Request. Using the listing below, set down each line from the line containing "Emit a Python" through the line containing "x_bc = [-6.09, -4.17, -3.40, -2.40, -1.44]", both ends included, exactly and with nothing added.

-- Start Material for this exercise --

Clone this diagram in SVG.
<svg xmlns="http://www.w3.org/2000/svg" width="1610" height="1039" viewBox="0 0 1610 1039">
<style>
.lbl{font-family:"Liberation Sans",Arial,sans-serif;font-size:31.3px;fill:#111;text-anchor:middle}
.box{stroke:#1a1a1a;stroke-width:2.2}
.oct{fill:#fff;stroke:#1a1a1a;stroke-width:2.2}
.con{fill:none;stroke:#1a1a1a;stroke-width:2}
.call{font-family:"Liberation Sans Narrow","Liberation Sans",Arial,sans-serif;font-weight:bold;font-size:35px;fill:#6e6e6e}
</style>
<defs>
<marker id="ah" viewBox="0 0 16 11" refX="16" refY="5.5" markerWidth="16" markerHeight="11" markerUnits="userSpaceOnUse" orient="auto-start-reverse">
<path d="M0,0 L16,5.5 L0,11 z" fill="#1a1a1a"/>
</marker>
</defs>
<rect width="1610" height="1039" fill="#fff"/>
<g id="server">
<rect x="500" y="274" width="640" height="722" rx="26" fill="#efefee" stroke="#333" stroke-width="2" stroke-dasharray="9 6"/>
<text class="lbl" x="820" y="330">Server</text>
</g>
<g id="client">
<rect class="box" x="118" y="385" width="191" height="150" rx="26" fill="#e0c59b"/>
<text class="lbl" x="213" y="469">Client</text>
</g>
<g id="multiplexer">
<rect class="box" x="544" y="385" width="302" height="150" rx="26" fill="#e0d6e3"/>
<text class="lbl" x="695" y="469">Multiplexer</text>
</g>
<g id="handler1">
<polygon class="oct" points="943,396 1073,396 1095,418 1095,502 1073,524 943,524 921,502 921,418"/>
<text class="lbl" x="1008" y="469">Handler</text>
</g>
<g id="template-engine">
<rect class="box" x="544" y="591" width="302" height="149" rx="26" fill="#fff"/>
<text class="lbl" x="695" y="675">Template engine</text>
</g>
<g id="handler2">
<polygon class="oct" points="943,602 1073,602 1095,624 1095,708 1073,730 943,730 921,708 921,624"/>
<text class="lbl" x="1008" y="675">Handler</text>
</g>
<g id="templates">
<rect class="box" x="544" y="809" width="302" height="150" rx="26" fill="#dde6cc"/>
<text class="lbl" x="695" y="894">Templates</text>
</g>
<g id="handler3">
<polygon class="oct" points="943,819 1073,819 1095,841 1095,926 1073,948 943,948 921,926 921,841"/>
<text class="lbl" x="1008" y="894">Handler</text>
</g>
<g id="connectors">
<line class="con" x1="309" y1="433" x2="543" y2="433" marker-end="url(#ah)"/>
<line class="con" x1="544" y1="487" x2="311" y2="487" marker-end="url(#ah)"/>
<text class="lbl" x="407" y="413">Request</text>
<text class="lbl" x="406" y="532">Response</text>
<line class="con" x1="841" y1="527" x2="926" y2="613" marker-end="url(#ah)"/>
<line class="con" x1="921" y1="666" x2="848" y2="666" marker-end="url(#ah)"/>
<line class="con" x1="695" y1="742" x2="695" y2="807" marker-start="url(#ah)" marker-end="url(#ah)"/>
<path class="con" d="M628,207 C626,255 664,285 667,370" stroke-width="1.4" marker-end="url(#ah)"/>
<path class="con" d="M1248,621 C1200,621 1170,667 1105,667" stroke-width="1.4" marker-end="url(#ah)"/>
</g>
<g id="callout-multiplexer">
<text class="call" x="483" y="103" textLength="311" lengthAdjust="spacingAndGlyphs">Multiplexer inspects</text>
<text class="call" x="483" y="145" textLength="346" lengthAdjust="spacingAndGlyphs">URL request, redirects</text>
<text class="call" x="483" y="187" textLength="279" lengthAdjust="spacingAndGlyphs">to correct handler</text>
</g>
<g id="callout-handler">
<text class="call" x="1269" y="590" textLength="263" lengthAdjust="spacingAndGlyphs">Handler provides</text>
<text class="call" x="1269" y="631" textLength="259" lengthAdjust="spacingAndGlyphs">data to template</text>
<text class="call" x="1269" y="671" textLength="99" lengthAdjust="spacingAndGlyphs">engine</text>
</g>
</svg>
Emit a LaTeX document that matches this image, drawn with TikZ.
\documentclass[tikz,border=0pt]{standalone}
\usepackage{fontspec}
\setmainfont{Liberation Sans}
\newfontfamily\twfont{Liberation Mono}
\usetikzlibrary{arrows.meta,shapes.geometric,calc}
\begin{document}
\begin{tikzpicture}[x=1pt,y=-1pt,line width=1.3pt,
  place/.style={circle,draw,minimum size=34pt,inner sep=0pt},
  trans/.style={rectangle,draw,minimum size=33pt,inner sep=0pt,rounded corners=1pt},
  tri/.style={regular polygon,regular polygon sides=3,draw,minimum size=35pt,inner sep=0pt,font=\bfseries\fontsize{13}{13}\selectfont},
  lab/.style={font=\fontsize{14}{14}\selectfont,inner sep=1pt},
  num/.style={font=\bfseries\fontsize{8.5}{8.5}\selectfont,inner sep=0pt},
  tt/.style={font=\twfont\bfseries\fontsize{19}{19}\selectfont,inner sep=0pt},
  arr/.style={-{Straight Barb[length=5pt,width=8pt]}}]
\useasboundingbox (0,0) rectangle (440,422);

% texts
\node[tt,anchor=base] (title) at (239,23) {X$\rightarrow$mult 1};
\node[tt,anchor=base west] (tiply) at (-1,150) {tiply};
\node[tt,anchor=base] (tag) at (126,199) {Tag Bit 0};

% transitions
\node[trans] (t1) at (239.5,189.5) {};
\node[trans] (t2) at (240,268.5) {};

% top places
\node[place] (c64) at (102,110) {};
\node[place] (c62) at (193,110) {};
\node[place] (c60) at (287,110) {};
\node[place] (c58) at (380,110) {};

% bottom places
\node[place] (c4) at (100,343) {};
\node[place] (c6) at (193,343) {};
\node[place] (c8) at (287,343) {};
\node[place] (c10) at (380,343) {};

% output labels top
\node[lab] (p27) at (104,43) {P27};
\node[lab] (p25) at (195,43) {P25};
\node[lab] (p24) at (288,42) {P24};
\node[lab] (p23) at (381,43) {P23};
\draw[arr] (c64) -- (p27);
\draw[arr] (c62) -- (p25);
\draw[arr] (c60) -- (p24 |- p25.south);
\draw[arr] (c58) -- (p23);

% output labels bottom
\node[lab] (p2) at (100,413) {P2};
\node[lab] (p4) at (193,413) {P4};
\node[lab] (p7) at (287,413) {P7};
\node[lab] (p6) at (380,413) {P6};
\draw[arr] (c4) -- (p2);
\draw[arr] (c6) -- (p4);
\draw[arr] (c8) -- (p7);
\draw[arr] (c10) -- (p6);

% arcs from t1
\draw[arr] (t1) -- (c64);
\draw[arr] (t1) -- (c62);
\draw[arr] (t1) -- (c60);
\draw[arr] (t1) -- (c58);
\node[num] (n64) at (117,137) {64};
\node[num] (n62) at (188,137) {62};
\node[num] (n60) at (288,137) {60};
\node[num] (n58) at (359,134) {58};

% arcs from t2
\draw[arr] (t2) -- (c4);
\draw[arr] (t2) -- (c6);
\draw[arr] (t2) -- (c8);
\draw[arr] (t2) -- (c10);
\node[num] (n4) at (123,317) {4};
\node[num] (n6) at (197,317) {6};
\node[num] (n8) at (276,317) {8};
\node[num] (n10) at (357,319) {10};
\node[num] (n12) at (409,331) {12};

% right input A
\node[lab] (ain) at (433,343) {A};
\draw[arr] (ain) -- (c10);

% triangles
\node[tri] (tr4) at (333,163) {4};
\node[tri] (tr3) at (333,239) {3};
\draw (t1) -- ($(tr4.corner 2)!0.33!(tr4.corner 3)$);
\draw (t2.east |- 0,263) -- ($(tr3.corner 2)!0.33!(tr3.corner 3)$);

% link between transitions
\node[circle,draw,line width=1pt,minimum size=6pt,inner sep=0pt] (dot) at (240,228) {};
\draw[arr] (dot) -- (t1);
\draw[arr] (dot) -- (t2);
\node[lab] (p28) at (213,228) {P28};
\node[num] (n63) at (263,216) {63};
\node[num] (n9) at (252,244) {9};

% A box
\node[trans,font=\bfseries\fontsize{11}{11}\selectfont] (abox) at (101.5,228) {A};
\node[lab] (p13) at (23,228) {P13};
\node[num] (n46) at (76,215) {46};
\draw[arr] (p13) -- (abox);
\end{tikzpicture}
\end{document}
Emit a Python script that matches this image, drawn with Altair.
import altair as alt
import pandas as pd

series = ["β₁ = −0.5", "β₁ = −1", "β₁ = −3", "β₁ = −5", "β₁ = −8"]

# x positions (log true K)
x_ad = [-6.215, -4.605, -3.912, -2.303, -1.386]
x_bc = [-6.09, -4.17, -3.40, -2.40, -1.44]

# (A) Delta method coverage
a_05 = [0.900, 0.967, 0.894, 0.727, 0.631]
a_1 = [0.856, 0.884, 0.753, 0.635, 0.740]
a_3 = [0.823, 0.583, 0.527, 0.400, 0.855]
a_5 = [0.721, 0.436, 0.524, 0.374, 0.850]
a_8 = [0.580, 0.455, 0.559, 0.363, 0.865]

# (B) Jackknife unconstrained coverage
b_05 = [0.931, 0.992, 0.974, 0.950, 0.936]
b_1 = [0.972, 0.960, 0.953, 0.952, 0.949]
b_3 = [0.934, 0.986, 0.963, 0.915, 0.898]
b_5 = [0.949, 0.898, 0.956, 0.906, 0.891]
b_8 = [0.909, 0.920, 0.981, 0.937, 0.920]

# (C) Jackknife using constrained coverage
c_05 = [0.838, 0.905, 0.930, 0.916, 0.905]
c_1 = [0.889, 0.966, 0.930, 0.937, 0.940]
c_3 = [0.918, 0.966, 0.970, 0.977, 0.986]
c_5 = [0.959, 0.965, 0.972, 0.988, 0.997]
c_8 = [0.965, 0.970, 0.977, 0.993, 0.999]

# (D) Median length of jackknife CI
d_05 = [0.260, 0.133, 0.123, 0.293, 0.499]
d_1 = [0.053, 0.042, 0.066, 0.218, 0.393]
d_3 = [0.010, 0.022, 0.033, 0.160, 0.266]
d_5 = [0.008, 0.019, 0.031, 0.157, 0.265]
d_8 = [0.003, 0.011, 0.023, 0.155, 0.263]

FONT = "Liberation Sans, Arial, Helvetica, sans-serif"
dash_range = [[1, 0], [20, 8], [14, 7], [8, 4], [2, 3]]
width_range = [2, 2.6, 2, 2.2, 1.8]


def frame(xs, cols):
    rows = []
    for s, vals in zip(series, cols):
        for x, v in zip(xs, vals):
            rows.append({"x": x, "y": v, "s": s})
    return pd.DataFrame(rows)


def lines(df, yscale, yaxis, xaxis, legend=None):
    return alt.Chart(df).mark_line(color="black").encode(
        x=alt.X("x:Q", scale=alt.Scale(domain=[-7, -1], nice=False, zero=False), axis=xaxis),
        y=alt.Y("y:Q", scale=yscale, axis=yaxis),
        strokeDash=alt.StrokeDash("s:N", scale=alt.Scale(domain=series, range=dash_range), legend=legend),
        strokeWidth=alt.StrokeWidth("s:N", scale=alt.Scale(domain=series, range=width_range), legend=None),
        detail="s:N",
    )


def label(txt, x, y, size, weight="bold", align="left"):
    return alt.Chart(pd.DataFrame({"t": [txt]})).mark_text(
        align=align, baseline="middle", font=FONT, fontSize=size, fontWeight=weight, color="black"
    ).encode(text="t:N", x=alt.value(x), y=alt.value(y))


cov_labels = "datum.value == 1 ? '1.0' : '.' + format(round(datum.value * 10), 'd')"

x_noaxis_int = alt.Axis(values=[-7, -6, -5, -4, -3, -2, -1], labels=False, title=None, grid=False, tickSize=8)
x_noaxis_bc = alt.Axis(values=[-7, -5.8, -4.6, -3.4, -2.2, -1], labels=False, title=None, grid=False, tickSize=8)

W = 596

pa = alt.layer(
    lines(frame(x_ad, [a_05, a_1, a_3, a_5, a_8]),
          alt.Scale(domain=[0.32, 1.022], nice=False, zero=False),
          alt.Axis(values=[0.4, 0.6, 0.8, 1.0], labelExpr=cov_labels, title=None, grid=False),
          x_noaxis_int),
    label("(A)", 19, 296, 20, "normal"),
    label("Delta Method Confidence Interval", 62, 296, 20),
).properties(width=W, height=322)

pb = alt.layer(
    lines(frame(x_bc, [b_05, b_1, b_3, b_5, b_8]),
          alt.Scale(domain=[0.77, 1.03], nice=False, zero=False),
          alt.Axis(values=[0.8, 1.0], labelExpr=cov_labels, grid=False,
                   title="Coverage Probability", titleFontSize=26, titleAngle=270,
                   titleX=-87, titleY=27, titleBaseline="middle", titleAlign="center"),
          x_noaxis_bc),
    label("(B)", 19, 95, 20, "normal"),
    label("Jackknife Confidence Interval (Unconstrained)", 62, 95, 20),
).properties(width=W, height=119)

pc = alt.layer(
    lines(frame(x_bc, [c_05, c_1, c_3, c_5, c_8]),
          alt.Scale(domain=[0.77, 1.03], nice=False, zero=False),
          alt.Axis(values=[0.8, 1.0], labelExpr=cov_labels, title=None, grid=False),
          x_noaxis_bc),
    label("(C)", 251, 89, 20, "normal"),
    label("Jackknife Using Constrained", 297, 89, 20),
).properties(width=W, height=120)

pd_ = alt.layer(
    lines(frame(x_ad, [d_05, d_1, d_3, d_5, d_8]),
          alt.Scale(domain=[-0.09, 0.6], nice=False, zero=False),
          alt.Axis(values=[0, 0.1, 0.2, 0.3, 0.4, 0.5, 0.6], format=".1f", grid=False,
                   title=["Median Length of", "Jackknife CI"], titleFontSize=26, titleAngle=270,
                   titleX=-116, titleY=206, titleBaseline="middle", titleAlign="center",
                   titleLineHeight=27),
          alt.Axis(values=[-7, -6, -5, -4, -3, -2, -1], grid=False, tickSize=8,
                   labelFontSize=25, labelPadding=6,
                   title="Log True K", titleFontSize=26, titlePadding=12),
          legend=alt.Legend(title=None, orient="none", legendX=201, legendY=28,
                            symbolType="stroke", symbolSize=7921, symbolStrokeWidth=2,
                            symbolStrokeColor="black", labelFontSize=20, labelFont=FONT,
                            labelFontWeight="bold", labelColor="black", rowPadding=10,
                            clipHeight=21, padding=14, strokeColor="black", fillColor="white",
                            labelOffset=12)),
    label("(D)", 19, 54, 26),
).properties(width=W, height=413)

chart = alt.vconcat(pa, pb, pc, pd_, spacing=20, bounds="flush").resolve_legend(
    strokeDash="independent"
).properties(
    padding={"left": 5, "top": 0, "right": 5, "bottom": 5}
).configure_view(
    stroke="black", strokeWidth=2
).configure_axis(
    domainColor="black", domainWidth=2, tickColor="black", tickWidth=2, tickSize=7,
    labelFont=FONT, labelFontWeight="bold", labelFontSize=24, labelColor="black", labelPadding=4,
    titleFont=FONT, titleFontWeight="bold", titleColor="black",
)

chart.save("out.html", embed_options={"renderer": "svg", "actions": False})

-- End Material for this exercise --

Written answer.
Emit a Python script that matches this image, drawn with Altair.
import altair as alt
import pandas as pd

series = ["β₁ = −0.5", "β₁ = −1", "β₁ = −3", "β₁ = −5", "β₁ = −8"]

# x positions (log true K)
x_ad = [-6.215, -4.605, -3.912, -2.303, -1.386]
x_bc = [-6.09, -4.17, -3.40, -2.40, -1.44]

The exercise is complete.